The task ▸ Single out the lines of the material that contain "this" and copy them.

* Begin Records to use *

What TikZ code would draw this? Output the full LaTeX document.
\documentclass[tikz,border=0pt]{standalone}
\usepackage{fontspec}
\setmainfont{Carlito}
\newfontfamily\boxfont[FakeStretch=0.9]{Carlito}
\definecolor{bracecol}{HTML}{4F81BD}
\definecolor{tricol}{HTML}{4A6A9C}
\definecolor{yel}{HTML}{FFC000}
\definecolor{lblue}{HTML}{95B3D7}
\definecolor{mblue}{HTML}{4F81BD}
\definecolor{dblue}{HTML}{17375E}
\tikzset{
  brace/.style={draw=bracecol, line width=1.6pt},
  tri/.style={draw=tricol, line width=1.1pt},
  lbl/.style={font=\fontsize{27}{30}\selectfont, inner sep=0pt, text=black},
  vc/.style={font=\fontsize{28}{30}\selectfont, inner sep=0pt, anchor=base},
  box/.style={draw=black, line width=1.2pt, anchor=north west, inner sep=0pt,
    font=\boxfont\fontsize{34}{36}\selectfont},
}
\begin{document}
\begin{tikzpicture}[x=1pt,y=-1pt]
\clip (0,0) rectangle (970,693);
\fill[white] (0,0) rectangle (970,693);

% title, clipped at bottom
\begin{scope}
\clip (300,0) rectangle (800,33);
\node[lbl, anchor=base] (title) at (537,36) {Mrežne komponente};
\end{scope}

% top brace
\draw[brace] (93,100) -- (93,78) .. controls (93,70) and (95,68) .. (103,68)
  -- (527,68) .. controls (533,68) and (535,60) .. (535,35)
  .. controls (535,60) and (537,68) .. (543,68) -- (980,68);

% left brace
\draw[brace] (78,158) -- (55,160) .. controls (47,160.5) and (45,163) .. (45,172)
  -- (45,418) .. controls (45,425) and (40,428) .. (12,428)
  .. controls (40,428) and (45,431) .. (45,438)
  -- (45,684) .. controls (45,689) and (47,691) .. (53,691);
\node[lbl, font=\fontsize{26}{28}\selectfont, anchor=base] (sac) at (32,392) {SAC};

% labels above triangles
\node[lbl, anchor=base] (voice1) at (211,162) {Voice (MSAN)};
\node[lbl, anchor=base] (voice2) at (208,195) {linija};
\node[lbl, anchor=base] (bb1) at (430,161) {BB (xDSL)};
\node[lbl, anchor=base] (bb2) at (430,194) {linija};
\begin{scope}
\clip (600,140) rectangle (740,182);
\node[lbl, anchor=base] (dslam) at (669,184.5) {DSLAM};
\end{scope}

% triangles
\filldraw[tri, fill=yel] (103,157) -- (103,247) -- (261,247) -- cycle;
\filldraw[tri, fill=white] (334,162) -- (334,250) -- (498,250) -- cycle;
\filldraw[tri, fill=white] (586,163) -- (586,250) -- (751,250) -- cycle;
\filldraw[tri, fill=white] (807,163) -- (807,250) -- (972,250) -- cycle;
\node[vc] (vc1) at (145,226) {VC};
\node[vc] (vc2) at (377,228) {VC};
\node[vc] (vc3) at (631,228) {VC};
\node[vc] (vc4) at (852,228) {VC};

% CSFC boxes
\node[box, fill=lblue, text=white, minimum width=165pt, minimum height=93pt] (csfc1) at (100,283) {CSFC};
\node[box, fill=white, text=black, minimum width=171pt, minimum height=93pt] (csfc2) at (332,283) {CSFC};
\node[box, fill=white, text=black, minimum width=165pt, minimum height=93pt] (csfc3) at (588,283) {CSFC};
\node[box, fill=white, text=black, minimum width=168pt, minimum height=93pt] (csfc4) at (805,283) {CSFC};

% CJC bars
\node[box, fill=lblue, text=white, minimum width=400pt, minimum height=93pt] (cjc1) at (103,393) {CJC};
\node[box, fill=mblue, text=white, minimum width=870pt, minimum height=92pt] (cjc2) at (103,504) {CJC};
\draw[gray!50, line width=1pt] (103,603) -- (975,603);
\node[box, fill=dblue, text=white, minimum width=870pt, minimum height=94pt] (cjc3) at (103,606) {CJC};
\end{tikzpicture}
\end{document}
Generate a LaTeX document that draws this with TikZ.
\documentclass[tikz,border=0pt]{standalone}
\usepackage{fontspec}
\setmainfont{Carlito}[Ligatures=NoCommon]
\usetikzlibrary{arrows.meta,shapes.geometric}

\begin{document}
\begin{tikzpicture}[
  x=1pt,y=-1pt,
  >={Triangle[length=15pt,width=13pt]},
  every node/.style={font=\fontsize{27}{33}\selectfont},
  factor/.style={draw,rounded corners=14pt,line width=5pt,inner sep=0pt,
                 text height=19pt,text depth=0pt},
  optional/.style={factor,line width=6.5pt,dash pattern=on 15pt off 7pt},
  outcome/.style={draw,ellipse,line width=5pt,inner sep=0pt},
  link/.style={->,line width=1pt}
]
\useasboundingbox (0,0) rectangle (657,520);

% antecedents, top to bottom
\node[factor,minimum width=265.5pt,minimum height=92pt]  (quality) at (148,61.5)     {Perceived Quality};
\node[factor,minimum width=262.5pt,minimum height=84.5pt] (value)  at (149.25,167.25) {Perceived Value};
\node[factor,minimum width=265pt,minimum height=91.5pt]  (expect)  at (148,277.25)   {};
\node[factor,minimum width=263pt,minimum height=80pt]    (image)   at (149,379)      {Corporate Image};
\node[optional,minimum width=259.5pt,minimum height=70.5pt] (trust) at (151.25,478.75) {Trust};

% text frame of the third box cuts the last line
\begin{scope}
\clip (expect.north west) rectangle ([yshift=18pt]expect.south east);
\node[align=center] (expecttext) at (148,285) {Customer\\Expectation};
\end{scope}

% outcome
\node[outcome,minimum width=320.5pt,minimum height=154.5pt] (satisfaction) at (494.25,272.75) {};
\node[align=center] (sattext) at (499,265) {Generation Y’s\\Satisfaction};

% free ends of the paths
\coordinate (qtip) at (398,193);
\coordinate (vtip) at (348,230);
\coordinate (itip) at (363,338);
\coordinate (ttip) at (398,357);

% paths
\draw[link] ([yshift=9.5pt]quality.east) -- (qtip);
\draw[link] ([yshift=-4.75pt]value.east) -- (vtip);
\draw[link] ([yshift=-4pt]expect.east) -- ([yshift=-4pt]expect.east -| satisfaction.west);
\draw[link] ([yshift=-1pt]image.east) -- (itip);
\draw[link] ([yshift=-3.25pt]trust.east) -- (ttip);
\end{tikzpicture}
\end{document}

* End Records to use *

Reply ▸
What TikZ code would draw this? Output the full LaTeX document.
Generate a LaTeX document that draws this with TikZ.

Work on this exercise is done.